_EXERCISE BRIEF_
For this exercise, repeat all of the material verbatim apart from its images.

_GIVEN DATA_
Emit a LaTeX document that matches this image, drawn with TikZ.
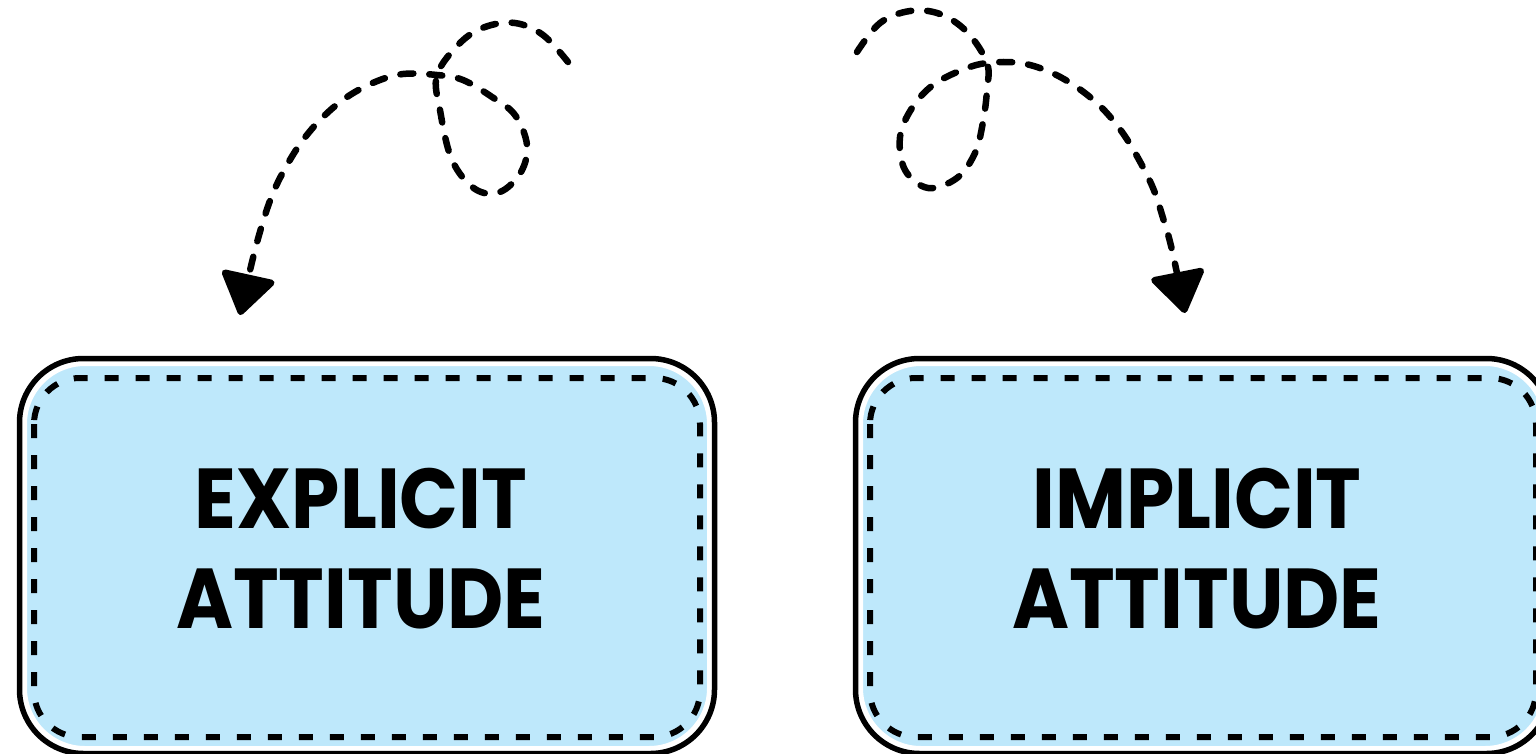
\documentclass[tikz,border=0pt]{standalone}
\usepackage{fontspec}
\usetikzlibrary{arrows.meta}
\newfontfamily\labelfont{Poppins}[FakeStretch=0.91]
\definecolor{boxblue}{RGB}{190,232,251}

\begin{document}
\begin{tikzpicture}[x=1pt, y=-1pt, line join=round,
  attbox/.style={draw=white, line width=4pt, fill=boxblue, rounded corners=60pt,
    minimum width=684pt, minimum height=384pt, inner sep=0pt},
  attlabel/.style={align=center, inner sep=0pt, font=\labelfont\bfseries\fontsize{85}{100}\selectfont},
  rim/.style={draw=black, line width=5.5pt, rounded corners=64pt},
  stitch/.style={draw=black, line width=6pt, dash pattern=on 14pt off 17pt, rounded corners=46pt},
  curl/.style={line width=6.5pt, line cap=round, dash pattern=on 13pt off 16pt,
    -{Triangle[length=44pt, width=58pt, round]}}]

  %% ════ boxes ════
  \node[attbox] (explicit) at (367,556) {};
  \node[attbox] (implicit) at (1203,556) {};

  % black outline round the white rim
  \draw[rim] ([shift={(-3.5,-3.5)}]explicit.north west) rectangle ([shift={(3.5,3.5)}]explicit.south east);
  \draw[rim] ([shift={(-3.5,-3.5)}]implicit.north west) rectangle ([shift={(3.5,3.5)}]implicit.south east);

  % stitched inner border
  \draw[stitch] ([shift={(11,16)}]explicit.north west) rectangle ([shift={(-11,-13)}]explicit.south east);
  \draw[stitch] ([shift={(11,16)}]implicit.north west) rectangle ([shift={(-11,-13)}]implicit.south east);

  %% ════ labels ════
  \node[attlabel] (explicitLbl) at ([shift={(-6pt,7pt)}]explicit.center) {EXPLICIT\\ATTITUDE};
  \node[attlabel] (implicitLbl) at ([shift={(-6pt,7pt)}]implicit.center) {IMPLICIT\\ATTITUDE};

  %% ════ curly arrows ════
  \coordinate (curlL) at (568,62);
  \coordinate (tipL) at (240,315);
  \coordinate (curlR) at (857,52);
  \coordinate (tipR) at (1185,313);

  \draw[curl] plot[smooth, tension=0.6] coordinates {(curlL) (543,35) (515,23) (485,27) (460,43) (437,75)
    (440,110) (452,160) (475,189) (500,192) (521,172) (527,145) (515,115) (492,97) (463,80) (437,75)
    (403,74) (375,82) (347,97) (323,117) (303,140) (287,165) (273,193) (262,225) (252,262) (tipL)};
  \draw[curl] plot[smooth, tension=0.6] coordinates {(curlR) (880,23) (910,11) (940,14) (967,32) (987,63)
    (987,90) (983,122) (975,153) (957,178) (928,188) (905,170) (900,137) (912,108) (933,85) (962,70) (987,63)
    (1020,63) (1050,72) (1078,88) (1102,108) (1122,132) (1138,158) (1153,188) (1163,218) (1172,250) (tipR)};

  % fix the canvas to the reference size
  \pgfresetboundingbox
  \path[use as bounding box] (0,0) rectangle (1536,754);
\end{tikzpicture}
\end{document}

_EXERCISE OUTPUT_
Emit a LaTeX document that matches this image, drawn with TikZ.
\documentclass[tikz,border=0pt]{standalone}
\usepackage{fontspec}
\usetikzlibrary{arrows.meta}
\newfontfamily\labelfont{Poppins}[FakeStretch=0.91]
\definecolor{boxblue}{RGB}{190,232,251}

\begin{document}
\begin{tikzpicture}[x=1pt, y=-1pt, line join=round,
  attbox/.style={draw=white, line width=4pt, fill=boxblue, rounded corners=60pt,
    minimum width=684pt, minimum height=384pt, inner sep=0pt},
  attlabel/.style={align=center, inner sep=0pt, font=\labelfont\bfseries\fontsize{85}{100}\selectfont},
  rim/.style={draw=black, line width=5.5pt, rounded corners=64pt},
  stitch/.style={draw=black, line width=6pt, dash pattern=on 14pt off 17pt, rounded corners=46pt},
  curl/.style={line width=6.5pt, line cap=round, dash pattern=on 13pt off 16pt,
    -{Triangle[length=44pt, width=58pt, round]}}]

  %% ════ boxes ════
  \node[attbox] (explicit) at (367,556) {};
  \node[attbox] (implicit) at (1203,556) {};

  % black outline round the white rim
  \draw[rim] ([shift={(-3.5,-3.5)}]explicit.north west) rectangle ([shift={(3.5,3.5)}]explicit.south east);
  \draw[rim] ([shift={(-3.5,-3.5)}]implicit.north west) rectangle ([shift={(3.5,3.5)}]implicit.south east);

  % stitched inner border
  \draw[stitch] ([shift={(11,16)}]explicit.north west) rectangle ([shift={(-11,-13)}]explicit.south east);
  \draw[stitch] ([shift={(11,16)}]implicit.north west) rectangle ([shift={(-11,-13)}]implicit.south east);

  %% ════ labels ════
  \node[attlabel] (explicitLbl) at ([shift={(-6pt,7pt)}]explicit.center) {EXPLICIT\\ATTITUDE};
  \node[attlabel] (implicitLbl) at ([shift={(-6pt,7pt)}]implicit.center) {IMPLICIT\\ATTITUDE};

  %% ════ curly arrows ════
  \coordinate (curlL) at (568,62);
  \coordinate (tipL) at (240,315);
  \coordinate (curlR) at (857,52);
  \coordinate (tipR) at (1185,313);

  \draw[curl] plot[smooth, tension=0.6] coordinates {(curlL) (543,35) (515,23) (485,27) (460,43) (437,75)
    (440,110) (452,160) (475,189) (500,192) (521,172) (527,145) (515,115) (492,97) (463,80) (437,75)
    (403,74) (375,82) (347,97) (323,117) (303,140) (287,165) (273,193) (262,225) (252,262) (tipL)};
  \draw[curl] plot[smooth, tension=0.6] coordinates {(curlR) (880,23) (910,11) (940,14) (967,32) (987,63)
    (987,90) (983,122) (975,153) (957,178) (928,188) (905,170) (900,137) (912,108) (933,85) (962,70) (987,63)
    (1020,63) (1050,72) (1078,88) (1102,108) (1122,132) (1138,158) (1153,188) (1163,218) (1172,250) (tipR)};

  % fix the canvas to the reference size
  \pgfresetboundingbox
  \path[use as bounding box] (0,0) rectangle (1536,754);
\end{tikzpicture}
\end{document}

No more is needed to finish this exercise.